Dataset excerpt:
───
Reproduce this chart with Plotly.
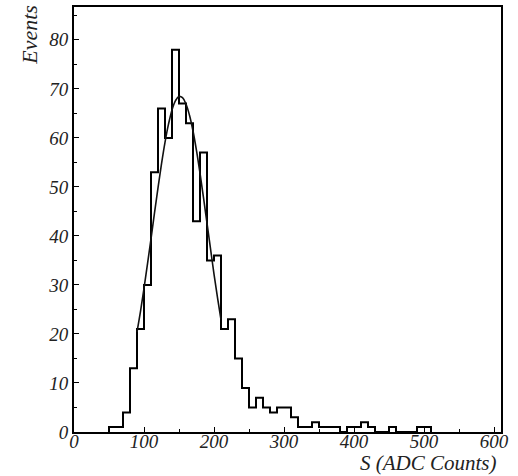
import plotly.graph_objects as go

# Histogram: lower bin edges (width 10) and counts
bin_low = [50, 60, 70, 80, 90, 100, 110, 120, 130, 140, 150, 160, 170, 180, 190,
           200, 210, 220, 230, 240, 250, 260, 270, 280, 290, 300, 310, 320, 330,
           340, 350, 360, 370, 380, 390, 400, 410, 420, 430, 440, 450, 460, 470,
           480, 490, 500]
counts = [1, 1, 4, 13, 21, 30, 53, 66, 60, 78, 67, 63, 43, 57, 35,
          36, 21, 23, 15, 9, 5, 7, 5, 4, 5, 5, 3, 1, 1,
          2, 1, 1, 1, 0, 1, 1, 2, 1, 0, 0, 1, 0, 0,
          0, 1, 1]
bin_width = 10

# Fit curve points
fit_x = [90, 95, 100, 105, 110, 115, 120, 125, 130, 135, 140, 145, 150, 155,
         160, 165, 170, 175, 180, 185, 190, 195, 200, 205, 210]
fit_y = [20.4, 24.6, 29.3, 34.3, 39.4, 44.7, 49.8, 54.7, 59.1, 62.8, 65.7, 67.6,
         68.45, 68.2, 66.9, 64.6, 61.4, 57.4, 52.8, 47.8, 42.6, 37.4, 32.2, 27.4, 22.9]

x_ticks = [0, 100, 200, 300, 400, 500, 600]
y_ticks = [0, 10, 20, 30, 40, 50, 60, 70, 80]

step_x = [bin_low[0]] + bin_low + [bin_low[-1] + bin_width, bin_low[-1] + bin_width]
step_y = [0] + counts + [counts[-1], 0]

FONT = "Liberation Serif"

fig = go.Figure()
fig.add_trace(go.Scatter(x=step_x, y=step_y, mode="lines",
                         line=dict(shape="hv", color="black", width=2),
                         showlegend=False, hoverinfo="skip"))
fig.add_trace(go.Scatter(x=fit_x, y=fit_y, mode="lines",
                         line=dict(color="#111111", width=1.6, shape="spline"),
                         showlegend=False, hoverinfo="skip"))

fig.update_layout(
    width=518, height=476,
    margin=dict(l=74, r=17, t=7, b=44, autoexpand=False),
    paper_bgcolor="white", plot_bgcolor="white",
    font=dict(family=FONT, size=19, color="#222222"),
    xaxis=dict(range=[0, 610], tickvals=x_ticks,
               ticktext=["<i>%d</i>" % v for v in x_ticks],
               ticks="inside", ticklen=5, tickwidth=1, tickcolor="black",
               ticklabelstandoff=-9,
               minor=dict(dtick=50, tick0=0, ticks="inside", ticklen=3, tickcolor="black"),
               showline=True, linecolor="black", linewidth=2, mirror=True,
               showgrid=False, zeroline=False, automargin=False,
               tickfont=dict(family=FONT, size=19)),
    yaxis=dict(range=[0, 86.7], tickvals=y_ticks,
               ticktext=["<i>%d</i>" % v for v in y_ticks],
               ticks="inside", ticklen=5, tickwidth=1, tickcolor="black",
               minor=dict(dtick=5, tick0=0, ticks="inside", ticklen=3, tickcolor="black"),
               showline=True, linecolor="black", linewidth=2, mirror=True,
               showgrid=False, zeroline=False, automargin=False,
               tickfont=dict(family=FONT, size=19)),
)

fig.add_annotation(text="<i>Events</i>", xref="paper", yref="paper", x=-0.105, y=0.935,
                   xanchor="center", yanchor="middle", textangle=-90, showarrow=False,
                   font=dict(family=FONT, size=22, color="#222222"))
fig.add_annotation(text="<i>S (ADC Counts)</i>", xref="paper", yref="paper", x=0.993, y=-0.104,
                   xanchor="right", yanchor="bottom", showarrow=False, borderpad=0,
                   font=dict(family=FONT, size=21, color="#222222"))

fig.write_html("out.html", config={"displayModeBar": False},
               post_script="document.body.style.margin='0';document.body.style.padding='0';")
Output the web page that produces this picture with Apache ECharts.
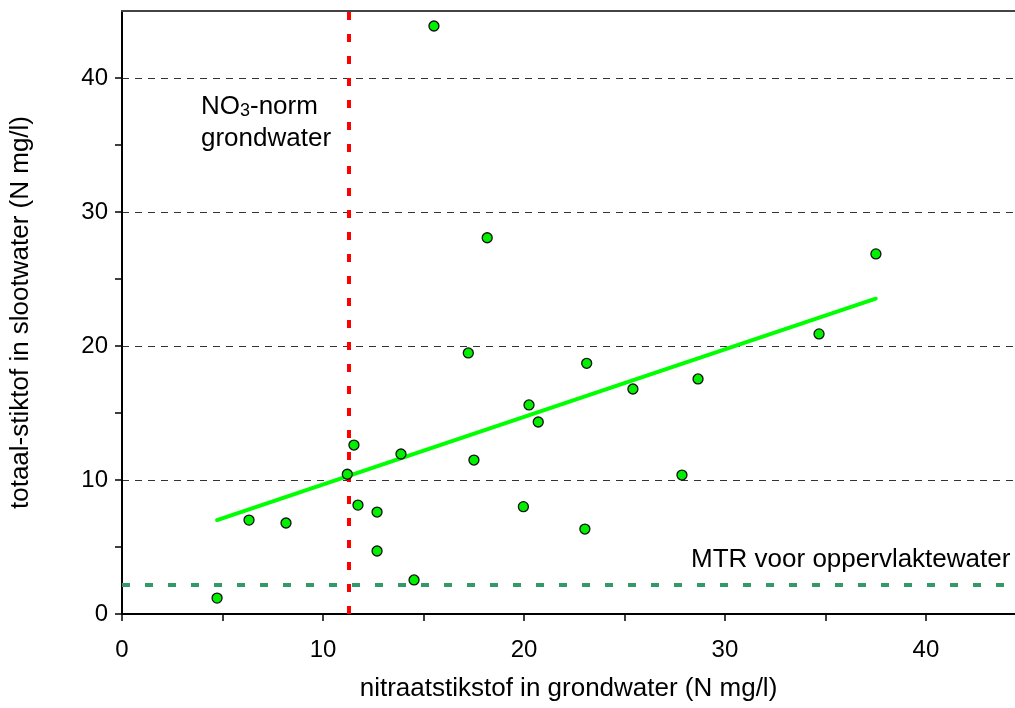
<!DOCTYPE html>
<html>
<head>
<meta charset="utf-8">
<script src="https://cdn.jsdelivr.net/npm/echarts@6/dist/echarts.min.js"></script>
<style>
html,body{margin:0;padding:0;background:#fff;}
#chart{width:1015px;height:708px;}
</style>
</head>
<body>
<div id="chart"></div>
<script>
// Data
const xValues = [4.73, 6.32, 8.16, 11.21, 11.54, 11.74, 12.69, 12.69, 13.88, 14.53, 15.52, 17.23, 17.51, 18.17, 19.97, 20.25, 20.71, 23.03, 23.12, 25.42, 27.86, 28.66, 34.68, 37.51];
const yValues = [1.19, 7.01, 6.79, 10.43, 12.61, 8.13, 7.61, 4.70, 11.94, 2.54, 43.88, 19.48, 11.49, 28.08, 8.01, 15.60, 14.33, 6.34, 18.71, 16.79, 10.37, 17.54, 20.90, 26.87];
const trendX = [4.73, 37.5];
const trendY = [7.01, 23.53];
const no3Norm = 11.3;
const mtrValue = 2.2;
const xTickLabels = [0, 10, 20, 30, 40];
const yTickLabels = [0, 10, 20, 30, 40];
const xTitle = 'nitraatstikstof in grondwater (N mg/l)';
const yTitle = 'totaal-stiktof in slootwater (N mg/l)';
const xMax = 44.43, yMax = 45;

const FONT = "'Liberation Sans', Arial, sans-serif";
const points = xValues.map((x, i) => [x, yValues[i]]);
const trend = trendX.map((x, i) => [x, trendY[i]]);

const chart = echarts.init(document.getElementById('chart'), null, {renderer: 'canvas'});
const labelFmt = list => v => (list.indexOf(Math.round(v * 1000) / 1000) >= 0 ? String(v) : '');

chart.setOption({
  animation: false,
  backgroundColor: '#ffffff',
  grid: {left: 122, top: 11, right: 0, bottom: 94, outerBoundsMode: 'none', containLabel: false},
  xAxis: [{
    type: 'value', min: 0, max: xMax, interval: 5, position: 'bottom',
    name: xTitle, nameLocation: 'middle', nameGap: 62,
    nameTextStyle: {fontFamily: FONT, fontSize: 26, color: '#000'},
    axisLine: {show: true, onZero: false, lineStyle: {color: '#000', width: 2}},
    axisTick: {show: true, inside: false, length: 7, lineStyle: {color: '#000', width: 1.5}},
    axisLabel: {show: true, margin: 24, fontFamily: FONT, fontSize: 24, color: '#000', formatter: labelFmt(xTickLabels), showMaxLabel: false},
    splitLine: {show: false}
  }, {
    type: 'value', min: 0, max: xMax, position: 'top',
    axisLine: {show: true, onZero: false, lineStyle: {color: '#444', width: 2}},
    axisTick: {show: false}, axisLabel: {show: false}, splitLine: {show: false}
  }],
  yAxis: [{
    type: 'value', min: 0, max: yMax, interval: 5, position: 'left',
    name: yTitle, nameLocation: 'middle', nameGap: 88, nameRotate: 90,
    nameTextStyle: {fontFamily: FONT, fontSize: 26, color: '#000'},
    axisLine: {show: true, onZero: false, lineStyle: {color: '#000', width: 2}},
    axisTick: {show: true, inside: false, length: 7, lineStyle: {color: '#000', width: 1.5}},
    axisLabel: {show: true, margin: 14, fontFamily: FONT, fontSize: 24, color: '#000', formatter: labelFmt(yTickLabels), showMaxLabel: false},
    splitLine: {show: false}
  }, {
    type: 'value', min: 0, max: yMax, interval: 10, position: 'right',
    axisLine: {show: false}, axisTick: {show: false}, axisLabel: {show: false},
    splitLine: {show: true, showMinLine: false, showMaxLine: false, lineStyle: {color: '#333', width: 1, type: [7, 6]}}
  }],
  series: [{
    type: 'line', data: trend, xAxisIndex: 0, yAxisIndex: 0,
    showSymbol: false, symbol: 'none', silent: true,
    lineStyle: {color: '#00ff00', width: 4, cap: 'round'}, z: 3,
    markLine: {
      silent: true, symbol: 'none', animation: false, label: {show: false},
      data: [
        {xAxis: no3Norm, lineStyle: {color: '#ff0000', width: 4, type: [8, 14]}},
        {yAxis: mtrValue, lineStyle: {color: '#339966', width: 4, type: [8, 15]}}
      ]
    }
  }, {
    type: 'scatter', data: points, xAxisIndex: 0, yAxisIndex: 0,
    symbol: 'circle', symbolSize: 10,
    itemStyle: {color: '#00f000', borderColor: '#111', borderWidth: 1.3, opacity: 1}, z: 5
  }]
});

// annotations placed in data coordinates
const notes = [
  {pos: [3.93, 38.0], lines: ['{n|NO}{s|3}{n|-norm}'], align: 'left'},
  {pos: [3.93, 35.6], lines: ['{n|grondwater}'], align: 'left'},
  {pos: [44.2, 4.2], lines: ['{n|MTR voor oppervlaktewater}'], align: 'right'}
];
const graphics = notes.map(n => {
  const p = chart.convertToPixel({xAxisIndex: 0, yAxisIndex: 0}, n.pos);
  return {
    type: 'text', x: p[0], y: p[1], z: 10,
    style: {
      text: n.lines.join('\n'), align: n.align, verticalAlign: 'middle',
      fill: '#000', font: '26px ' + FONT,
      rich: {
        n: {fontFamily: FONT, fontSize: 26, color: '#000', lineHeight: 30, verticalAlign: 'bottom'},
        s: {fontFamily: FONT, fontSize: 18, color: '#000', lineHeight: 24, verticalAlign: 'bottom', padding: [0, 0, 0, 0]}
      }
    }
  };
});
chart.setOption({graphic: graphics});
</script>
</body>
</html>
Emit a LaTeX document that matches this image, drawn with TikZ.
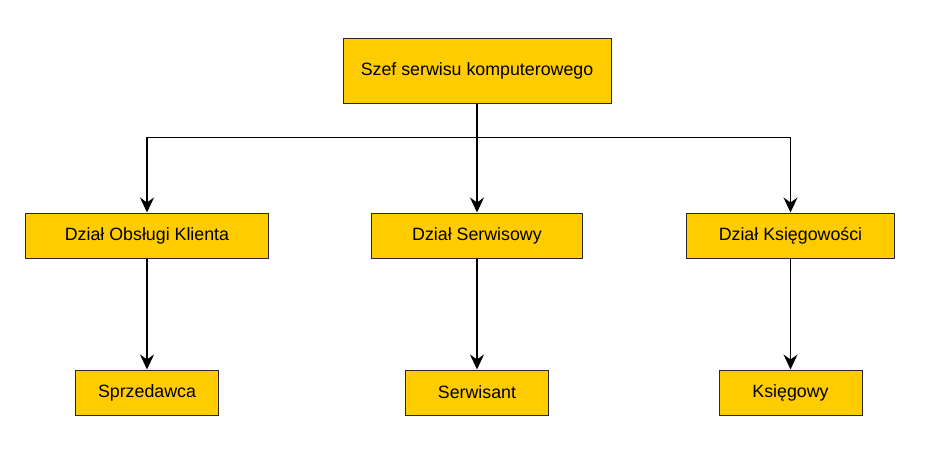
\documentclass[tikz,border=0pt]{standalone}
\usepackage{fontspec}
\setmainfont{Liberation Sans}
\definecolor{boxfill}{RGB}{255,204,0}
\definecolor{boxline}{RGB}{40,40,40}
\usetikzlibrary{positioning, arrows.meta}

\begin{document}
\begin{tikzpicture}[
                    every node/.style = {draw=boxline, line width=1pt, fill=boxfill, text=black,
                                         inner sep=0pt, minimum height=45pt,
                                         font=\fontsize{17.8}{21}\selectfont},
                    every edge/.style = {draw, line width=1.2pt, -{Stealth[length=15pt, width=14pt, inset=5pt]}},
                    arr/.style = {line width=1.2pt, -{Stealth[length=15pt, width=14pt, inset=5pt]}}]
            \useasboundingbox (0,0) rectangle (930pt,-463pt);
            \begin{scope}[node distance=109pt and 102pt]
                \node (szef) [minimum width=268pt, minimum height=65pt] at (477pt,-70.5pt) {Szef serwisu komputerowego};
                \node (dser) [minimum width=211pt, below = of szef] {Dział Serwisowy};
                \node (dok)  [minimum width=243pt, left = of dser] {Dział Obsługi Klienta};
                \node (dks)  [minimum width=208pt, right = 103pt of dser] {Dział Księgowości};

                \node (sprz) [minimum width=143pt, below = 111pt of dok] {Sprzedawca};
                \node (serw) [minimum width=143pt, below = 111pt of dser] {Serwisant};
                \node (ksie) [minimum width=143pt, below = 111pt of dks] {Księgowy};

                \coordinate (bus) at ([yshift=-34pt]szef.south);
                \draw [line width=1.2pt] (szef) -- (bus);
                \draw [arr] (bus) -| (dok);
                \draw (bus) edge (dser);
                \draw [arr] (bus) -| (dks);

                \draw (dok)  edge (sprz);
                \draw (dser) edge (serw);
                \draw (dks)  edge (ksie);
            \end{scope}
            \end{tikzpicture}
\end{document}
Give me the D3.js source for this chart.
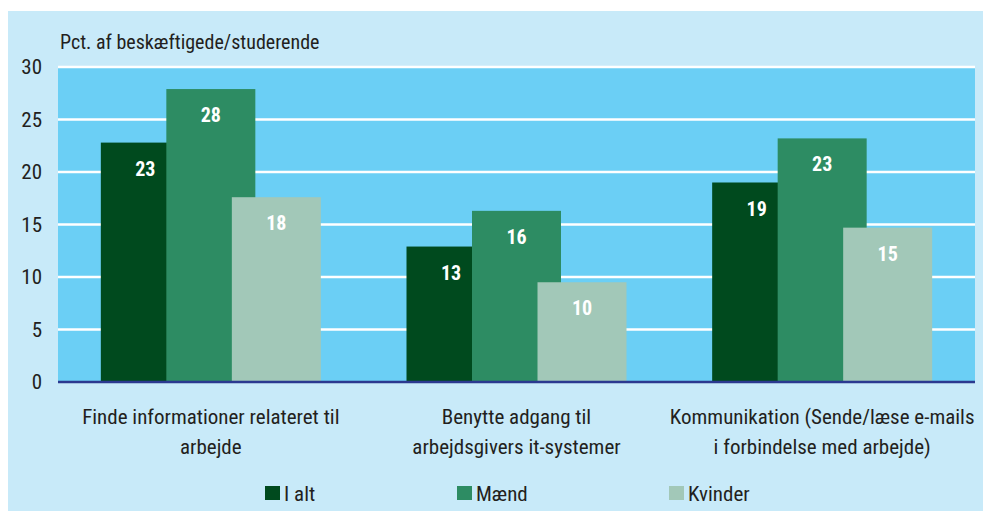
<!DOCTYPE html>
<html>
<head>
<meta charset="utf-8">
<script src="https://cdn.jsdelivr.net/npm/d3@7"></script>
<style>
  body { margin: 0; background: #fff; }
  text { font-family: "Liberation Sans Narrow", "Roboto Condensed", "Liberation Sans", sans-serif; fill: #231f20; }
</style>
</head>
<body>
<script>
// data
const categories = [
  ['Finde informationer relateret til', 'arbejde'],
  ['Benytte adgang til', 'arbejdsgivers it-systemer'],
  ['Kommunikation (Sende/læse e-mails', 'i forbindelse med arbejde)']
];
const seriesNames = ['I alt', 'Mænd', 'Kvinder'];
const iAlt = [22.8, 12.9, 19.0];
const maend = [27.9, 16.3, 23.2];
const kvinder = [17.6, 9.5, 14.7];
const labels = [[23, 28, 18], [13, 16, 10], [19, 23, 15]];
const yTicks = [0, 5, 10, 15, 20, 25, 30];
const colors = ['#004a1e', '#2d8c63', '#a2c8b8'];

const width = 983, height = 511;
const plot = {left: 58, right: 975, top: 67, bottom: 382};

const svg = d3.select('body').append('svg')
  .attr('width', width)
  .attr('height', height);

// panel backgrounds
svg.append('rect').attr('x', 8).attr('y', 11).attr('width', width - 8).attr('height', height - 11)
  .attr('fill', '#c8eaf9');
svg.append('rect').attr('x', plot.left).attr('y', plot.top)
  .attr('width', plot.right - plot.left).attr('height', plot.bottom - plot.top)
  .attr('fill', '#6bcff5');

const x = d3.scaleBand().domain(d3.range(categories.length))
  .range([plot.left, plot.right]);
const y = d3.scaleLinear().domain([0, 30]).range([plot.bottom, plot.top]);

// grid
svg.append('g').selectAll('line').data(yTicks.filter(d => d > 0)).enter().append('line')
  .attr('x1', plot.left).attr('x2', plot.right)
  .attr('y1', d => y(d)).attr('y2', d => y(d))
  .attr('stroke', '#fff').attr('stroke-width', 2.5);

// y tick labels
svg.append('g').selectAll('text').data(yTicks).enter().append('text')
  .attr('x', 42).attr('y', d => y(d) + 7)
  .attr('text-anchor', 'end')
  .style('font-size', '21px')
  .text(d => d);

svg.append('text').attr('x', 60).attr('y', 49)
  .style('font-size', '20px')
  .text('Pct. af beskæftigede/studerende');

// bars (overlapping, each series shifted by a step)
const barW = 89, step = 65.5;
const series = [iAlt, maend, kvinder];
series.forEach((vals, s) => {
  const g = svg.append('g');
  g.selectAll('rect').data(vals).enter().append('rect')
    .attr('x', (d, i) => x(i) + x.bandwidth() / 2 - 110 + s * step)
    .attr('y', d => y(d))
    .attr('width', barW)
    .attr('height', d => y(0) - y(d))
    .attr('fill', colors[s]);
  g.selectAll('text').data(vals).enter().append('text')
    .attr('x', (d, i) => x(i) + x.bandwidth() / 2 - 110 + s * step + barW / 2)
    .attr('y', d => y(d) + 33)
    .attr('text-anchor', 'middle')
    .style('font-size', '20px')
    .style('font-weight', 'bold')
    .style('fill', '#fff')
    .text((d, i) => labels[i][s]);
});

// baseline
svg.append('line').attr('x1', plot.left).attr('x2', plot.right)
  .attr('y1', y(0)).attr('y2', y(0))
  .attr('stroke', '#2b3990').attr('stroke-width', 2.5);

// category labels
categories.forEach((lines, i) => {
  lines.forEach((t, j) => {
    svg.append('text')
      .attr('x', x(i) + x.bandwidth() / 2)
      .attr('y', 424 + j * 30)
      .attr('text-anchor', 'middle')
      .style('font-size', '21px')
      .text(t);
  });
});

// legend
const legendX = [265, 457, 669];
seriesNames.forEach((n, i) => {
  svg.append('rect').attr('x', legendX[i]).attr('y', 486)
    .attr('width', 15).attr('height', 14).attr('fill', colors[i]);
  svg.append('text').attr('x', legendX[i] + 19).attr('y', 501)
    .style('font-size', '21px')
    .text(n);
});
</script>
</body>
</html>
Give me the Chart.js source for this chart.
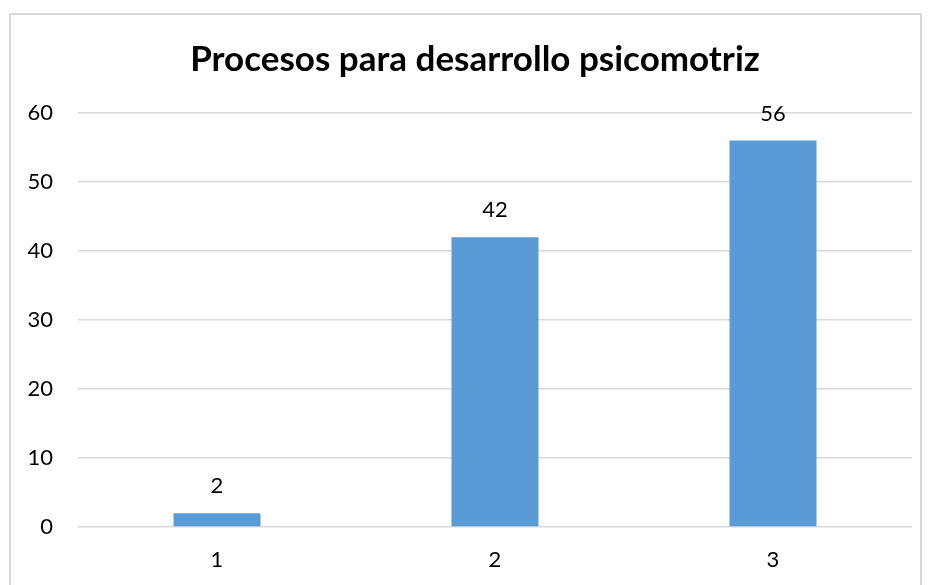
───
**Exercise:**
Stop after the line containing "bin_width = 10": copy the records exactly from the first line up to there, leaving pictures out.

**Exercise answer:**
Reproduce this chart with Plotly.
import plotly.graph_objects as go

# Histogram: lower bin edges (width 10) and counts
bin_low = [50, 60, 70, 80, 90, 100, 110, 120, 130, 140, 150, 160, 170, 180, 190,
           200, 210, 220, 230, 240, 250, 260, 270, 280, 290, 300, 310, 320, 330,
           340, 350, 360, 370, 380, 390, 400, 410, 420, 430, 440, 450, 460, 470,
           480, 490, 500]
counts = [1, 1, 4, 13, 21, 30, 53, 66, 60, 78, 67, 63, 43, 57, 35,
          36, 21, 23, 15, 9, 5, 7, 5, 4, 5, 5, 3, 1, 1,
          2, 1, 1, 1, 0, 1, 1, 2, 1, 0, 0, 1, 0, 0,
          0, 1, 1]
bin_width = 10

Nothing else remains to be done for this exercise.